Trinidad & Tobago
Trinidad & Tobago Migration & Corporate Mobility
Establishing a commercial footprint or deploying technical talent in the Caribbean’s industrial and energy hub requires strict adherence to local labor laws and structured corporate immigration pathways. At Muzy & Meraris LLP, we advise multinational energy firms, manufacturing conglomerates, and global executives on navigating the specialized visa and work permit frameworks of Trinidad & Tobago.
From managing rigorous local understudy mandates to securing regional CARICOM exemptions, we insulate your corporate timelines from regulatory friction.
1. Corporate Mobility & Corporate Work Permits
Trinidad & Tobago enforces an employer-driven immigration model. Visas and permits are strictly tied to a specific sponsoring entity, geographic location, and designated role.
· Standard Corporate Work Permit: Required for any foreign national seeking to engage in local employment or manage a domestic subsidiary for periods exceeding 30 days.
o The Labor Market Test: Sponsoring employers must formally advertise the position locally and provide the Ministry of National Security with exhaustive evidence—including advertisement logs and applicant summaries—proving that no qualified domestic or CARICOM national is available.
o The Understudy Mandate: To secure approval for long-term permits (typically issued for 1 to 3 years), companies must often designate a local employee as an "understudy" to be trained by the foreign expert, creating a clear local knowledge-transfer pipeline.

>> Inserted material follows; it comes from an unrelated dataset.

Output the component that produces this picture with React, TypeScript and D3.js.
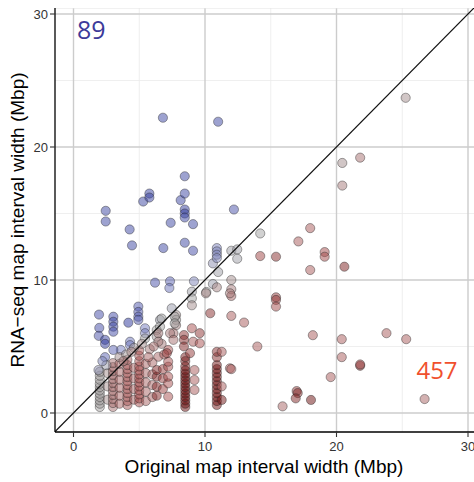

· The Short-Term / Temporary Work Permit: Tailored for specialized technical consultants, engineers, or emergency recovery teams executing localized projects (such as industrial maintenance or software overhauls) for a single period not exceeding 30 days in any consecutive 12-month window. This path bypasses the lengthy advertising phase for rapid deployment.
· Investor & Self-Employed Work Permits: For global entrepreneurs looking to establish or purchase an enterprise in the Republic. Applicants must file extensive corporate incorporation documents, register with the Board of Inland Revenue (BIR), and submit a capital allocation plan demonstrating a direct economic benefit to the local market.
2. The CARICOM Skills Framework (Regional Mobility)
Leveraging regional single-market treaties to bypass traditional corporate employment barriers.
· CARICOM Skills Certificate: Highly sought-after fast-track access for qualifying professionals who hold citizenship in a Caribbean Community (CARICOM) member state. Certified individuals (including university graduates, media professionals, sportspersons, and artists) are legally permitted to seek employment and reside in Trinidad & Tobago indefinitely without undergoing the standard corporate work permit process.
3. Temporary Entry, eVisa Architecture, & Borders
Managing short-term business arrivals, contract negotiations, and board representations.
· The National Security eVisa Portal: Non-exempt foreign nationals traveling to Trinidad & Tobago for short-term commercial negotiations or vendor evaluations must secure an eVisa prior to travel via the official Ministry portal, utilising single or multiple-entry tracking.
· Bona Fide Operating Crew Exemptions: Streamlined, visa-exempt entry processing explicitly maintained for the active operational crews of aircraft or maritime commercial vessels, regardless of their nationality.